Sofrito, an aromatic mixture of sautéed bell pepper, tomatoes, garlic and onion, provides a flavorful base for many Latin dishes. Distinctly Middle Eastern flavors like orange, dates, cumin and almonds give this bulgur wheat salad a truly global twist.

Method

Step 1

Bring water to boil in medium saucepan. Meanwhile, heat large frying pan over a medium heat, add the bulgur wheat and toast, stirring occasionally for 2 to 3 minutes or until fragrant, remove from the heat and allow to cool for 2-3 minutes then add toasted bulgur to the boiling water, cook on medium heat for 10 to 12 minutes or until tender. Drain and rinse under cold water. Place bulgur in a large bowl. Mix orange peel, juice, cumin and Salt in small bowl.
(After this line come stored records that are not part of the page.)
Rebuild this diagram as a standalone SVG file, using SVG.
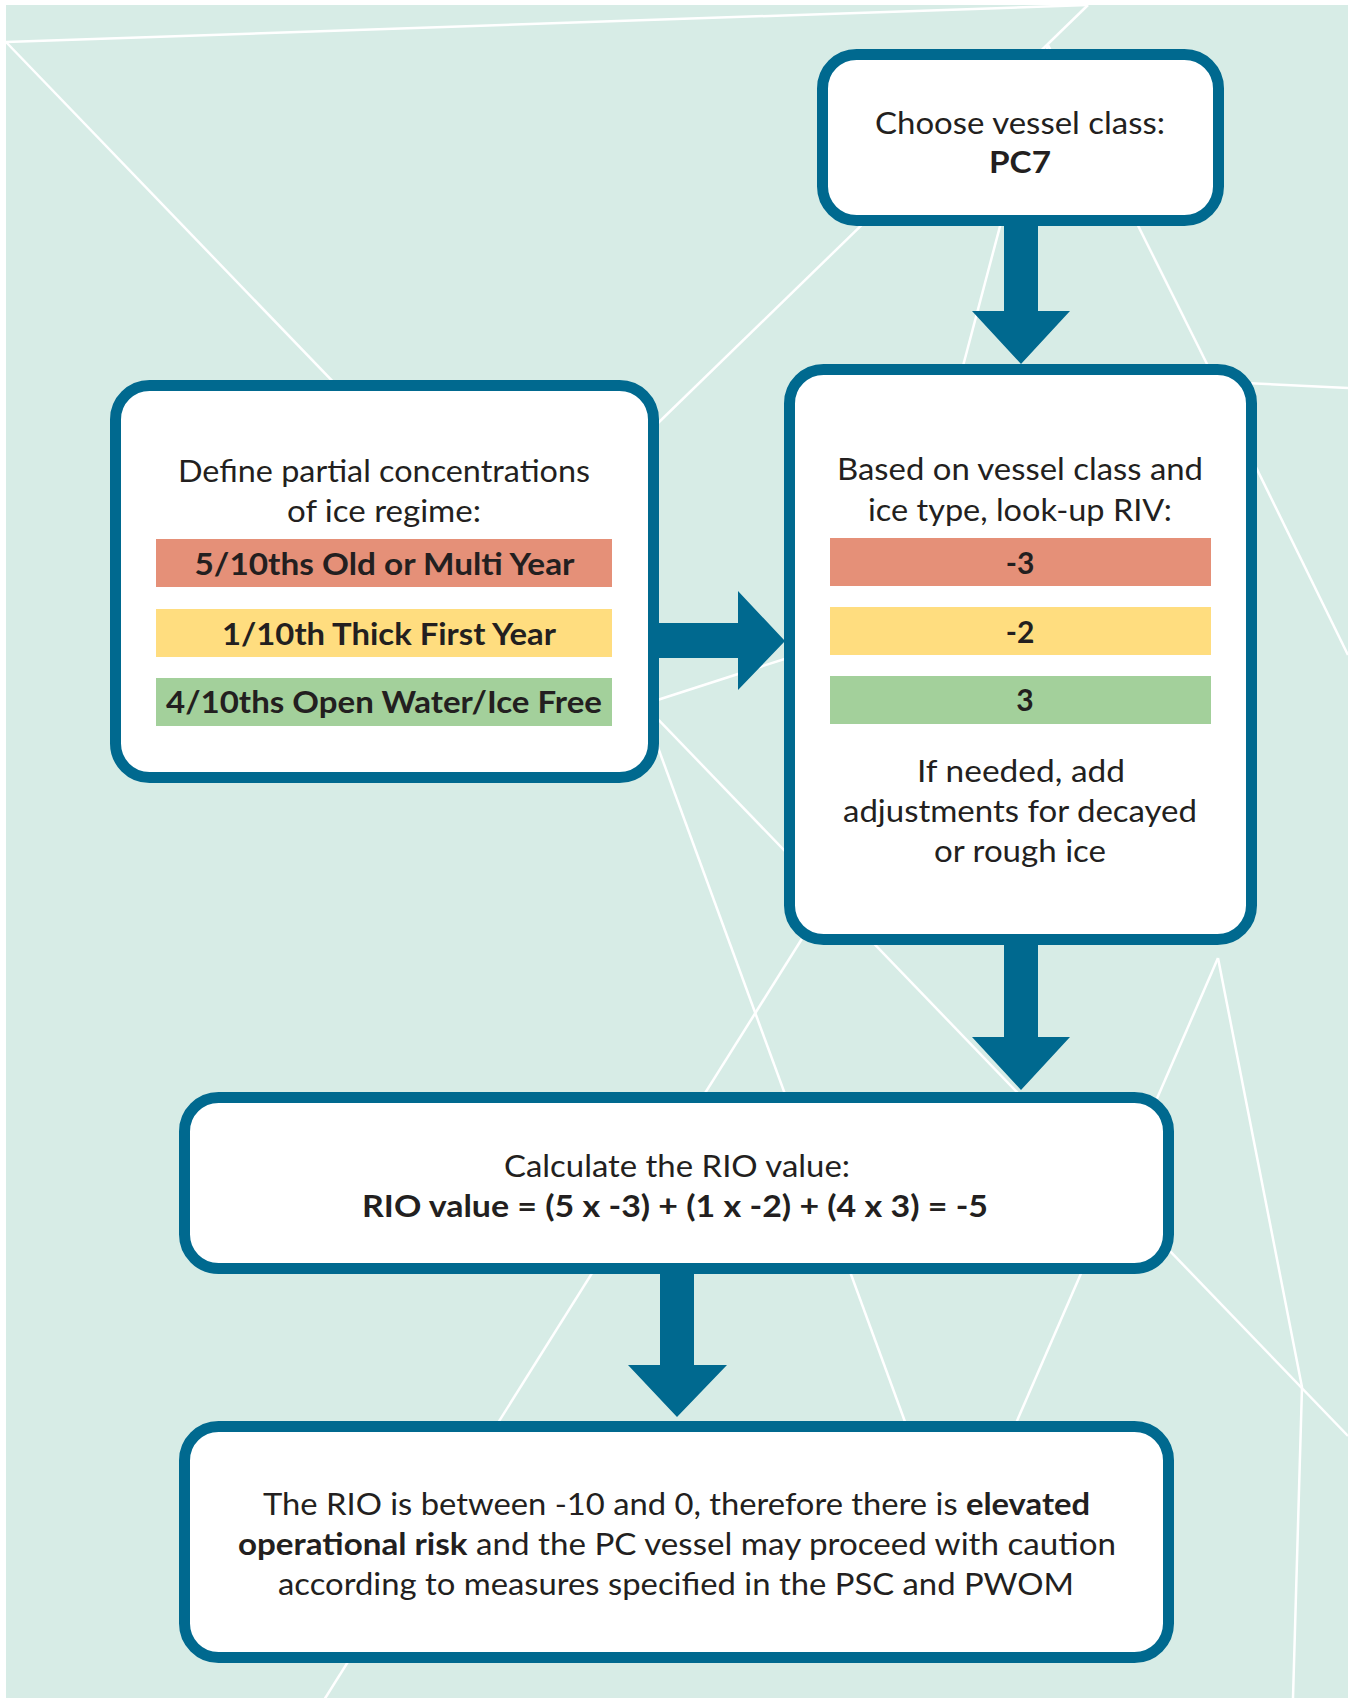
<svg xmlns="http://www.w3.org/2000/svg" width="1348" height="1698" viewBox="0 0 1348 1698">
<style>
.bg{fill:#d7ece6}
.ice{stroke:#ffffff;stroke-width:2.5;fill:none}
.box{fill:#ffffff;stroke:#00698f;stroke-width:11}
.t{font-family:Lato,"Noto Sans","Liberation Sans",sans-serif;font-size:30px;fill:#231f20;text-anchor:middle}
.b{font-weight:bold}
.arrow{fill:#00698f}
.red{fill:#e59078}
.yel{fill:#ffdd7f}
.grn{fill:#a3d09b}
</style>
<rect x="0" y="0" width="1348" height="1698" fill="#ffffff"/>
<rect class="bg" x="6" y="5" width="1342" height="1693"/>
<g id="ice-lines" class="ice">
<line x1="6" y1="42" x2="1088" y2="5"/>
<line x1="1088" y1="5" x2="620" y2="460"/>
<line x1="6" y1="42" x2="1348" y2="1436"/>
<line x1="1048" y1="45" x2="954" y2="400"/>
<line x1="1048" y1="45" x2="1215" y2="380"/>
<line x1="1245" y1="383" x2="1348" y2="388"/>
<line x1="1250" y1="455" x2="1348" y2="655"/>
<line x1="645" y1="712" x2="930" y2="1490"/>
<line x1="820" y1="910" x2="324" y2="1700"/>
<line x1="1218" y1="958" x2="1000" y2="1460"/>
<polyline points="1218,958 1302,1387 1293,1698"/>
<line x1="645" y1="704" x2="800" y2="654"/>
</g>
<g id="node-vessel-class">
<rect class="box" x="822.5" y="54.5" width="396" height="166" rx="34"/>
<text class="t" x="1020" y="134" textLength="290" lengthAdjust="spacingAndGlyphs">Choose vessel class:</text>
<text class="t b" x="1020" y="173" textLength="62" lengthAdjust="spacingAndGlyphs">PC7</text>
</g>
<g id="node-concentrations">
<rect class="box" x="115.5" y="385.5" width="538" height="392" rx="34"/>
<text class="t" x="384" y="482" textLength="412" lengthAdjust="spacingAndGlyphs">Define partial concentrations</text>
<text class="t" x="384" y="522" textLength="194" lengthAdjust="spacingAndGlyphs">of ice regime:</text>
<rect class="red" x="156" y="539" width="456" height="48"/>
<rect class="yel" x="156" y="609" width="456" height="48"/>
<rect class="grn" x="156" y="678" width="456" height="48"/>
<text class="t b" x="384.5" y="575" textLength="380" lengthAdjust="spacingAndGlyphs">5/10ths Old or Multi Year</text>
<text class="t b" x="389" y="645" textLength="334" lengthAdjust="spacingAndGlyphs">1/10th Thick First Year</text>
<text class="t b" x="384" y="713" textLength="436" lengthAdjust="spacingAndGlyphs">4/10ths Open Water/Ice Free</text>
</g>
<g id="node-riv">
<rect class="box" x="789.5" y="369.5" width="462" height="570" rx="34"/>
<text class="t" x="1020" y="480" textLength="366" lengthAdjust="spacingAndGlyphs">Based on vessel class and</text>
<text class="t" x="1020" y="521" textLength="304" lengthAdjust="spacingAndGlyphs">ice type, look-up RIV:</text>
<rect class="red" x="830" y="538" width="381" height="48"/>
<rect class="yel" x="830" y="607" width="381" height="48"/>
<rect class="grn" x="830" y="676" width="381" height="48"/>
<text class="t b" x="1020" y="574">-3</text>
<text class="t b" x="1020" y="643">-2</text>
<text class="t b" x="1025" y="711">3</text>
<text class="t" x="1021" y="782" textLength="208" lengthAdjust="spacingAndGlyphs">If needed, add</text>
<text class="t" x="1020" y="822" textLength="354" lengthAdjust="spacingAndGlyphs">adjustments for decayed</text>
<text class="t" x="1020" y="862" textLength="172" lengthAdjust="spacingAndGlyphs">or rough ice</text>
</g>
<g id="node-calculate">
<rect class="box" x="184.5" y="1097.5" width="984" height="171" rx="34"/>
<text class="t" x="677" y="1177" textLength="346" lengthAdjust="spacingAndGlyphs">Calculate the RIO value:</text>
<text class="t b" x="675" y="1217" textLength="626" lengthAdjust="spacingAndGlyphs">RIO value = (5 x -3) + (1 x -2) + (4 x 3) = -5</text>
</g>
<g id="node-result">
<rect class="box" x="184.5" y="1426.5" width="984" height="231" rx="34"/>
<text class="t" x="676.5" y="1515" textLength="827" lengthAdjust="spacingAndGlyphs">The RIO is between -10 and 0, therefore there is <tspan class="b">elevated</tspan></text>
<text class="t" x="677" y="1555" textLength="878" lengthAdjust="spacingAndGlyphs"><tspan class="b">operational risk</tspan> and the PC vessel may proceed with caution</text>
<text class="t" x="676" y="1595" textLength="796" lengthAdjust="spacingAndGlyphs">according to measures specified in the PSC and PWOM</text>
</g>
<g id="connectors">
<polygon class="arrow" points="1004,222 1038,222 1038,311 1070,311 1021,364 972,311 1004,311"/>
<polygon class="arrow" points="655,623 738,623 738,591 785,641 738,690 738,658 655,658"/>
<polygon class="arrow" points="1004,941 1038,941 1038,1037 1070,1037 1021,1090 972,1037 1004,1037"/>
<polygon class="arrow" points="660,1270 694,1270 694,1365 727,1365 677,1417 628,1365 660,1365"/>
</g>
</svg>
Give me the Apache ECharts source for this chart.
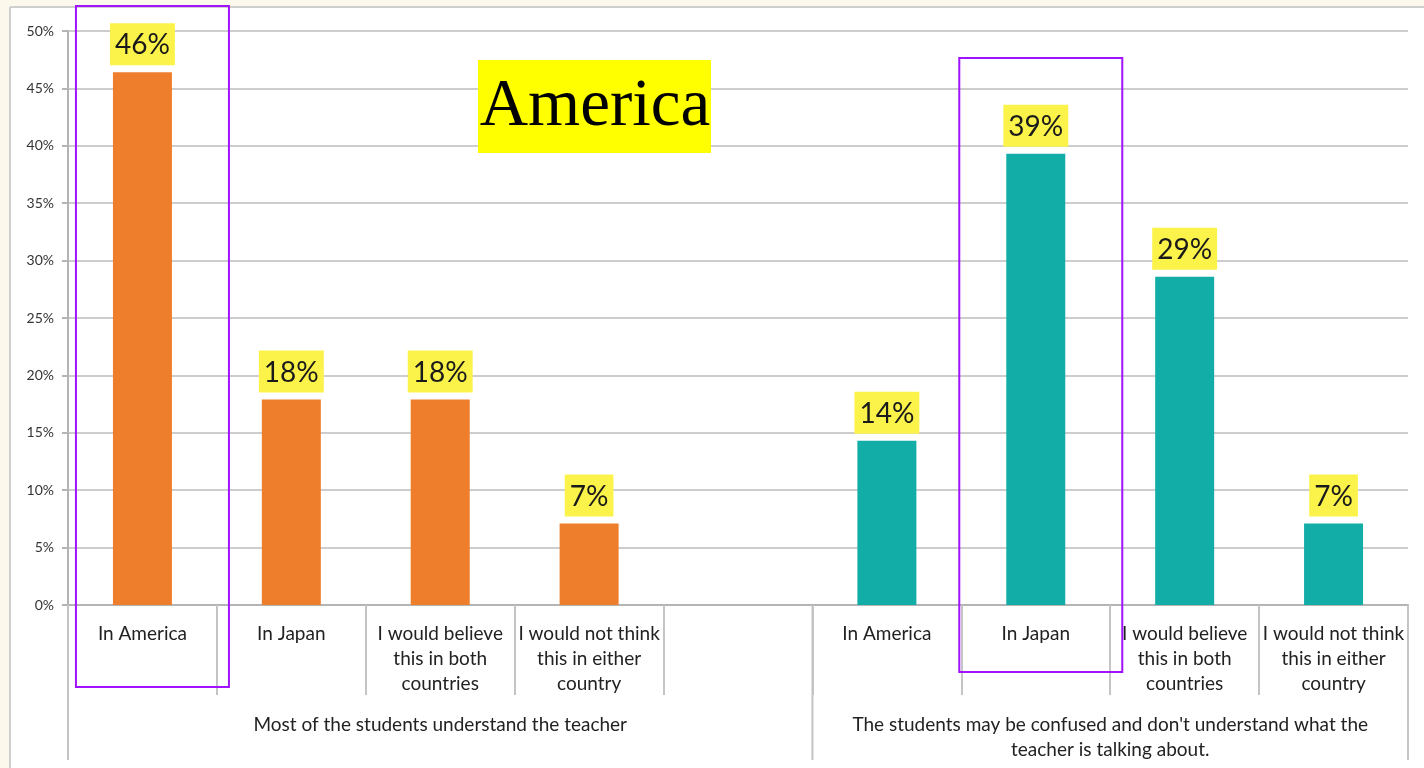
<!DOCTYPE html>
<html>
<head>
<meta charset="utf-8">
<script src="https://cdn.jsdelivr.net/npm/echarts@6/dist/echarts.min.js"></script>
<style>
  html, body { margin: 0; padding: 0; background: #fdf8ec; }
  #chart { width: 1424px; height: 768px; }
</style>
</head>
<body>
<div id="chart"></div>
<script>
// Answer categories, repeated for both situations (blank slot separates the two groups)
const categories = [
  'In America', 'In Japan', 'I would believe\nthis in both\ncountries', 'I would not think\nthis in either\ncountry',
  '',
  'In America', 'In Japan', 'I would believe\nthis in both\ncountries', 'I would not think\nthis in either\ncountry'
];
// Situation headings under the answer labels
const groupLabels = [
  'Most of the students understand the teacher',
  "The students may be confused and don't understand what the\nteacher is talking about."
];
// Share of students (%) for each answer
const understandValues = [46.4, 17.9, 17.9, 7.1, '-', '-', '-', '-', '-'];
const confusedValues = ['-', '-', '-', '-', '-', 14.3, 39.3, 28.6, 7.1];
const yTicks = { min: 0, max: 50, step: 5 };
const chartTitle = 'America';

const FONT = 'Lato, "Open Sans", sans-serif';
const chart = echarts.init(document.getElementById('chart'));

const barLabel = {
  show: true,
  position: 'top',
  distance: 7,
  formatter: p => Math.round(p.value) + '%',
  backgroundColor: '#fbf34a',
  padding: [6, 5, 4, 5],
  fontSize: 28,
  lineHeight: 32,
  color: '#1a1a1a',
  fontFamily: FONT
};

const option = {
  backgroundColor: '#fdf8ec',
  animation: false,
  grid: { left: 68, right: 16, top: 31, bottom: 163, containLabel: false },
  xAxis: {
    type: 'category',
    data: categories,
    axisLine: { show: true, lineStyle: { color: '#b4b4b4', width: 2 } },
    axisTick: { show: true, length: 90, lineStyle: { color: '#c4c4c4', width: 2 } },
    axisLabel: {
      interval: 0, margin: 16, fontSize: 19, lineHeight: 25,
      color: '#222', fontFamily: FONT
    }
  },
  yAxis: {
    type: 'value',
    min: yTicks.min, max: yTicks.max, interval: yTicks.step,
    axisLine: { show: true, lineStyle: { color: '#b4b4b4', width: 2 } },
    axisTick: { show: true, length: 6, lineStyle: { color: '#b4b4b4', width: 2 } },
    axisLabel: { formatter: '{value}%', fontSize: 14, color: '#333', margin: 14, fontFamily: FONT },
    splitLine: { lineStyle: { color: '#cdcdcd', width: 2 } }
  },
  series: [
    {
      type: 'bar', name: 'understand', data: understandValues,
      barWidth: 59, barGap: '-100%',
      itemStyle: { color: '#ee7e2c' }, label: barLabel, z: 3
    },
    {
      type: 'bar', name: 'confused', data: confusedValues,
      barWidth: 59, barGap: '-100%',
      itemStyle: { color: '#12ada6' }, label: barLabel, z: 3
    }
  ]
};
chart.setOption(option);

// Decorations placed from the axis scale
const cx = i => chart.convertToPixel({ xAxisIndex: 0 }, i);
const band = cx(1) - cx(0);
const edge = i => cx(i) - band / 2;           // left boundary of category i
const baseY = chart.convertToPixel({ yAxisIndex: 0 }, 0);
const groupBottom = 760;

const graphics = [
  // white sheet with a thin frame
  { type: 'rect', shape: { x: 11, y: 8, width: 1413, height: 760 }, style: { fill: '#ffffff' }, z: -100, silent: true },
  { type: 'line', shape: { x1: 10, y1: 7, x2: 1424, y2: 7 }, style: { stroke: '#cfcfcf', lineWidth: 2 }, z: -99 },
  { type: 'line', shape: { x1: 10, y1: 7, x2: 10, y2: 768 }, style: { stroke: '#cfcfcf', lineWidth: 2 }, z: -99 }
];

// group separators running down to the headings
[edge(0), edge(5), edge(9)].forEach(x => {
  graphics.push({
    type: 'line', shape: { x1: x, y1: baseY, x2: x, y2: groupBottom },
    style: { stroke: '#c4c4c4', lineWidth: 2 }, z: 5
  });
});

// group headings
const groupCenters = [(edge(0) + edge(5)) / 2, (edge(5) + edge(9)) / 2];
groupLabels.forEach((t, i) => {
  graphics.push({
    type: 'text', x: groupCenters[i], y: baseY + 107,
    style: { text: t, fontSize: 19, lineHeight: 25, fill: '#222', fontFamily: FONT, align: 'center', verticalAlign: 'top' },
    z: 5
  });
});

// title box
graphics.push({
  type: 'group', x: 478, y: 60, z: 50,
  children: [
    { type: 'rect', shape: { x: 0, y: 0, width: 233, height: 93 }, style: { fill: '#ffff00' } },
    {
      type: 'text', x: 117, y: 47,
      style: { text: chartTitle, fontSize: 67, fill: '#000', fontFamily: '"Liberation Serif", "DejaVu Serif", serif', align: 'center', verticalAlign: 'middle' }
    }
  ]
});

// highlight frames around the two emphasised answers
const frames = [
  { cat: 0, dx: 10, w: 153, top: 6, bottom: 687 },
  { cat: 6, dx: 5, w: 163, top: 58, bottom: 672 }
];
frames.forEach(f => {
  const left = cx(f.cat) + f.dx - f.w / 2;
  graphics.push({
    type: 'rect', shape: { x: left, y: f.top, width: f.w, height: f.bottom - f.top },
    style: { fill: 'none', stroke: '#a113ff', lineWidth: 2 }, z: 60
  });
});

chart.setOption({ graphic: graphics });
</script>
</body>
</html>
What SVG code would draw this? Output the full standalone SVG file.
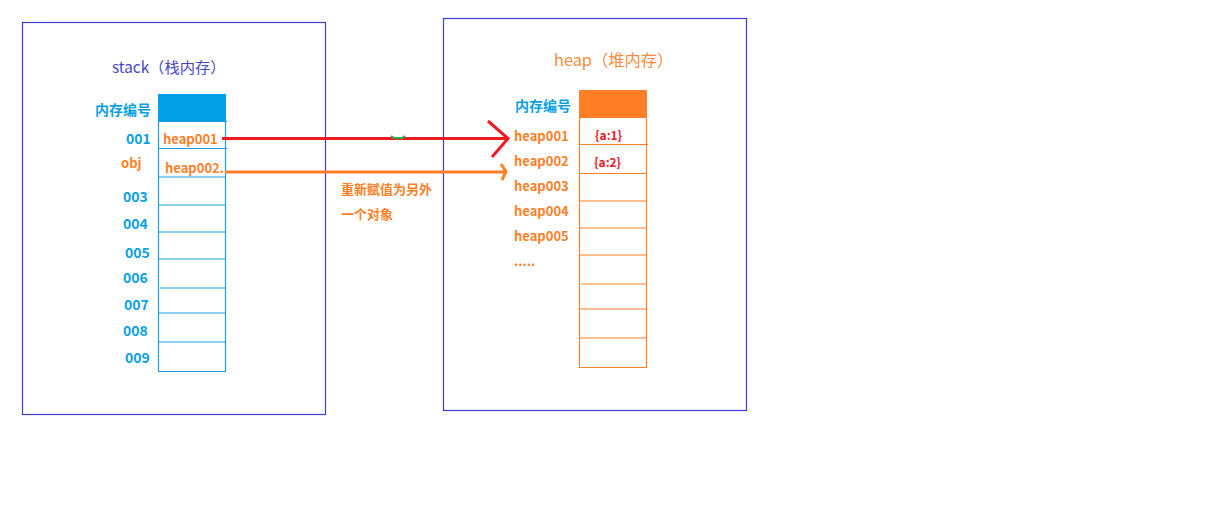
<svg xmlns="http://www.w3.org/2000/svg" width="1207" height="512" viewBox="0 0 1207 512">
<style>
.frame{fill:none;stroke:#3c3cd0;stroke-width:1.2}
.sl{stroke:#1a9ee0;stroke-width:1.2;fill:none}
.hl{stroke:#ff7f27;stroke-width:1.2;fill:none}
text{font-family:"Noto Sans CJK SC","Noto Sans",sans-serif}
.bl{fill:#0a9fe3;font-size:14px;font-weight:bold}
.or{fill:#ff7f27;font-size:13px;font-weight:bold}
.rd{fill:#e8202a;font-size:12px;font-weight:bold}
.note{fill:#ff7f27;font-size:13px;font-weight:bold}
</style>
<rect width="1207" height="512" fill="#fff"/>
<g id="stack">
<rect class="frame" x="22.5" y="22.5" width="303" height="392"/>
<text x="112" y="73" font-size="15.3" fill="#4646c8">stack（栈内存）</text>
<rect x="158" y="94" width="68" height="27.5" fill="#00a0e6"/>
<path class="sl" d="M158.5 121.5V371.5H225.5V121.5M158 121.5H227M158 148.5H227M158 177H226M158 205H226M158 232H226M158 259H226M160 288H226M158 313H226M158 342H226"/>
<text class="bl" x="95" y="115">内存编号</text>
<text class="bl" x="126" y="144">001</text>
<text class="or" x="121" y="168">obj</text>
<text class="bl" x="123" y="202">003</text>
<text class="bl" x="123" y="229">004</text>
<text class="bl" x="125" y="258">005</text>
<text class="bl" x="123" y="283">006</text>
<text class="bl" x="124" y="310">007</text>
<text class="bl" x="123" y="336">008</text>
<text class="bl" x="125" y="363">009</text>
<text class="or" x="163" y="144">heap001</text>
<text class="or" x="165" y="172.5">heap002.</text>
</g>
<g id="heap">
<rect class="frame" x="443.5" y="18.5" width="303" height="392"/>
<text x="554" y="66" font-size="16.3" fill="#ff8a3c">heap（堆内存）</text>
<rect x="579" y="90" width="68" height="27.5" fill="#ff7f27"/>
<path class="hl" d="M579.5 117.5V367.5H646.5V117.5M579 117.5H647M579 144.5H648M579 173.5H647M579 201H647M579 228H647M579 255H647M581 284H647M579 309H647M579 338H647"/>
<text class="bl" x="515" y="111">内存编号</text>
<text class="or" x="514" y="141">heap001</text>
<text class="or" x="514" y="166">heap002</text>
<text class="or" x="514" y="191">heap003</text>
<text class="or" x="514" y="216">heap004</text>
<text class="or" x="514" y="241">heap005</text>
<text class="or" x="514" y="266">.....</text>
<text class="rd" x="595" y="140">{a:1}</text>
<text class="rd" x="594" y="167">{a:2}</text>
</g>
<g id="connectors">
<path d="M222 138.5H508M488 121L508 138.5L492 157" fill="none" stroke="#ed1c24" stroke-width="3"/>
<path d="M391 136L394 138H402L405 136" fill="none" stroke="#22b14c" stroke-width="2"/>
<path d="M225 172H506M501 164L506 171.5L502 180" fill="none" stroke="#ff7f27" stroke-width="3"/>
<text class="note" x="341" y="194">重新赋值为另外</text>
<text class="note" x="341" y="219">一个对象</text>
</g>
</svg>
Pour over the bulgur, toss to coat well then set aside.

Step 2

Heat oil in large frying pan on a medium-high heat. Add tomatoes, peppers, onion and Garlic, cook and stir for 2 to 3 minutes or until tender-crisp. Add vegetables, and ½ of the dates, almonds as well as the Coriander Leaf to the bulgur mixture, toss to coat well.

Step 3

Serve warm or refrigerate until ready to serve. Garnish with remaining dates and almonds.